How big is your organisation? I know it shouldn’t matter but your CS person would likely have reached out if they’re anything like Amazon, Microsoft, Salesforce, etc.
I’ve always found government, sensitive customers (banks, payment processors, healthcare) and big spenders get prioritised with phone call notifications.
However with a deprecated product, the financial impact is so minuscule - leadership won’t prioritise this one unless you’re big fish.
your CS person would likely have reached out if they’re anything like Amazon, Microsoft, Salesforce, etc.
The only companies that are like those companies are those companies.
In most companies, the CS people don't know what anything in that sort of alert means and will discard it thinking that it's a spam or phishing attempt.
The problem is not that he doesn't work for a megacorp. The problem is that Atlassian screwed up.
I think the claim here is that Atlassian's post-sales account representatives ("customer success"?) would have proactively reached out to the technical contacts of large companies with a personal email - and known exactly what person to talk to, because they stay in touch - because Atlassian is an organization like Amazon, Microsoft, or Salesforce.

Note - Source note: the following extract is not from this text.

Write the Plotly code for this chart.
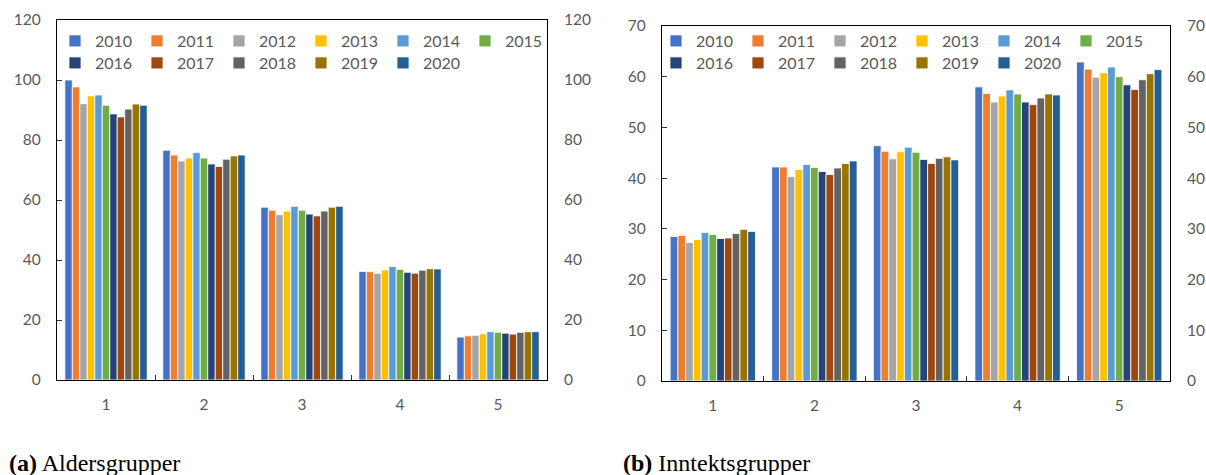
import plotly.graph_objects as go

years = ["2010", "2011", "2012", "2013", "2014", "2015",
         "2016", "2017", "2018", "2019", "2020"]
groups = ["1", "2", "3", "4", "5"]

# Aldersgrupper (left chart): values per year, groups 1..5
alder = {
    "2010": [100.0, 76.6, 57.6, 36.2, 14.3],
    "2011": [97.7, 75.0, 56.6, 36.1, 14.7],
    "2012": [92.1, 73.0, 55.1, 35.6, 14.9],
    "2013": [94.7, 74.0, 56.3, 36.7, 15.4],
    "2014": [95.0, 75.8, 57.9, 37.8, 16.1],
    "2015": [91.6, 74.0, 56.6, 36.9, 15.9],
    "2016": [88.7, 72.0, 55.3, 35.9, 15.6],
    "2017": [87.7, 71.2, 54.7, 35.6, 15.3],
    "2018": [90.3, 73.6, 56.3, 36.6, 15.9],
    "2019": [92.0, 74.7, 57.6, 37.1, 16.1],
    "2020": [91.6, 75.0, 57.9, 37.0, 16.1],
}

# Inntektsgrupper (right chart)
inntekt = {
    "2010": [28.5, 42.2, 46.4, 58.0, 62.9],
    "2011": [28.7, 42.2, 45.3, 56.7, 61.5],
    "2012": [27.3, 40.3, 43.8, 55.0, 59.9],
    "2013": [27.9, 41.7, 45.2, 56.2, 60.8],
    "2014": [29.3, 42.7, 46.1, 57.4, 61.9],
    "2015": [28.9, 42.1, 45.1, 56.6, 60.0],
    "2016": [28.1, 41.3, 43.7, 55.0, 58.4],
    "2017": [28.2, 40.7, 42.9, 54.5, 57.5],
    "2018": [29.1, 42.0, 43.9, 55.8, 59.4],
    "2019": [29.9, 42.9, 44.2, 56.6, 60.6],
    "2020": [29.5, 43.4, 43.6, 56.4, 61.4],
}

colors = ["#4472C4", "#ED7D31", "#A5A5A5", "#FFC000", "#5B9BD5", "#70AD47",
          "#264478", "#9E480E", "#636363", "#997300", "#255E91"]

left_ticks = [0, 20, 40, 60, 80, 100, 120]
right_ticks = [0, 10, 20, 30, 40, 50, 60, 70]

W, H = 1206, 475
FONT = "Lato, 'Open Sans', sans-serif"
GRAY = "#595959"
TS = 15.5

fig = go.Figure()

for i, yr in enumerate(years):
    row2 = i >= 6
    fig.add_trace(go.Bar(
        x=groups, y=alder[yr], name=yr, marker_color=colors[i],
        marker_line=dict(color="white", width=0.8),
        xaxis="x", yaxis="y", legend="legend2" if row2 else "legend",
        hoverinfo="x+y+name",
    ))
for i, yr in enumerate(years):
    row2 = i >= 6
    fig.add_trace(go.Bar(
        x=groups, y=inntekt[yr], name=yr, marker_color=colors[i],
        marker_line=dict(color="white", width=0.8),
        xaxis="x2", yaxis="y3", legend="legend4" if row2 else "legend3",
        hoverinfo="x+y+name",
    ))

def px_x(p):
    return p / W

def px_y(p):
    return 1 - p / H

L1 = [px_x(57), px_x(547)]
L1y = [px_y(380), px_y(20)]
R1 = [px_x(662), px_x(1170)]
R1y = [px_y(381), px_y(26)]

axis_common = dict(
    showline=True, linecolor="black", linewidth=1.3, mirror=True,
    ticks="inside", ticklen=5, tickcolor="#333333", tickwidth=1,
    showgrid=False, zeroline=False, automargin=False,
    tickfont=dict(family=FONT, size=TS, color=GRAY), ticklabelstandoff=12,
)

xcommon = dict(
    showline=True, linecolor="black", linewidth=1.3, mirror=True,
    showgrid=False, zeroline=False, automargin=False,
    ticks="inside", ticklen=5, tickcolor="#333333", tickson="boundaries",
    tickfont=dict(family=FONT, size=TS, color=GRAY), ticklabelstandoff=10,
    type="category", categoryorder="array", categoryarray=groups,
)

def right_axis(standoff):
    return dict(
        showline=False, ticks="", showgrid=False, zeroline=False, automargin=False,
        tickfont=dict(family=FONT, size=TS, color=GRAY), ticklabelstandoff=standoff,
    )

legend_common = dict(
    orientation="h", xanchor="left", yanchor="top",
    bgcolor="rgba(0,0,0,0)", borderwidth=0,
    font=dict(family=FONT, size=16, color=GRAY),
    entrywidth=37, entrywidthmode="pixels",
    tracegroupgap=0, itemclick=False, itemdoubleclick=False,
)

fig.update_layout(
    width=W, height=H,
    margin=dict(l=0, r=0, t=0, b=0, autoexpand=False),
    paper_bgcolor="white", plot_bgcolor="white",
    barmode="group", bargap=0.16, bargroupgap=0.0,
    showlegend=True,
    xaxis=dict(domain=L1, anchor="y", **xcommon),
    yaxis=dict(domain=L1y, anchor="x", range=[0, 120], tickvals=left_ticks, **axis_common),
    yaxis2=dict(domain=L1y, anchor="x", overlaying="y", side="right", range=[0, 120],
                tickvals=left_ticks, **right_axis(16)),
    xaxis2=dict(domain=R1, anchor="y3", **xcommon),
    yaxis3=dict(domain=R1y, anchor="x2", range=[0, 70], tickvals=right_ticks, **axis_common),
    yaxis4=dict(domain=R1y, anchor="x2", overlaying="y3", side="right", range=[0, 70],
                tickvals=right_ticks, **right_axis(16)),
    legend=dict(x=px_x(55), y=px_y(24), **legend_common),
    legend2=dict(x=px_x(55), y=px_y(46), **legend_common),
    legend3=dict(x=px_x(656), y=px_y(24), **legend_common),
    legend4=dict(x=px_x(656), y=px_y(46), **legend_common),
)

# invisible anchors so the right-hand label axes are drawn
fig.add_trace(go.Scatter(x=[groups[0]], y=[0], xaxis="x", yaxis="y2", mode="markers",
                         marker=dict(opacity=0), showlegend=False, hoverinfo="skip"))
fig.add_trace(go.Scatter(x=[groups[0]], y=[0], xaxis="x2", yaxis="y4", mode="markers",
                         marker=dict(opacity=0), showlegend=False, hoverinfo="skip"))

cap_font = dict(family="'Liberation Serif', 'DejaVu Serif', serif", size=24, color="black")
fig.add_annotation(text="<b>(a)</b> Aldersgrupper", xref="paper", yref="paper",
                   x=px_x(7), y=px_y(463), xanchor="left", yanchor="middle",
                   showarrow=False, font=cap_font)
fig.add_annotation(text="<b>(b)</b> Inntektsgrupper", xref="paper", yref="paper",
                   x=px_x(621), y=px_y(463), xanchor="left", yanchor="middle",
                   showarrow=False, font=cap_font)

fig.write_html(
    "out.html",
    config={"displayModeBar": False},
    post_script="document.body.style.margin='0';document.body.style.overflow='hidden';",
)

I think you're reading it as saying that the helpdesk people ("customer support"?) at a large organization like Amazon, Microsoft, or Salesforce would be trained to recognize a mis-directed email from a vendor and send it to the right place, but I don't think that's the claim being made.
If O365 can't find the email and the O365 message tracing does not show anything, it seems likely that the mail was not actually delivered by Atlassian. If O365 looses mails and these mails do not show up in message tracing either (i.e., not classified as spam), we would probably have heard about that by now.
Also, regardless of whether or not I received the mail, the initial mail stated that only authorized users could exploit this. So Atlassian did not inform any of their users fully until Sep 4, whereas they were well aware on Aug 26 that the vulnerability was exploitable by anyone.
> If O365 looses mails and these mails do not show up in message tracing either (i.e., not classified as spam), we would probably have heard about that by now.
Internet email has never been considered a highly-reliable messaging system; its quite possible an infrequent data loss in a mail server would get misattributed to a failure outside.
Heck, even ignoring the unreliability of email generally, in fact, your assumption that it must not occur because you haven't previously heard about it demonstrates how that might happen.
> Internet email has never been considered a highly-reliable messaging system
While that may be true, it seems vastly less likely to be the cause for the GP not receiving precisely this mail... Given that several other commenters only on this page mention not being able to find any evidence of having received this particular missive, William of Ockham would fall over with laughter at the idea that they all just happened to have email system glitches at the exact same mail.
But that is not the main point. Even if the email was lost somewhere in Office 365, people were already pointing out to Atlassian that they should really send a follow up on Aug 27:
The follow-up-request was to notify users that the advisory has been updated, not to ensure that customers received the Aug 25 email which linked to that advisory.
Either is was Atlassian's mailing list software which did not attempt to re-send the email to you after it noticed that the connection got dropped (should that have happened), or is was Microsoft which dropped the email after receiving it, but before storing it into the database and assigning it to your account.
You cannot know who is responsible for this delivery error unless you ask them directly.
They absolutely do silent drops of email they consider suspect. Anybody who works with email can tell you this. What this metric is nobody knows outside their walls. Google and other big providers do this too, some regard Microsoft a bit more skittish perhaps.
I’ve always found government, sensitive customers (banks, payment processors, healthcare) and big spenders get prioritised with phone call notifications.
However with a deprecated product, the financial impact is so minuscule - leadership won’t prioritise this one unless you’re big fish.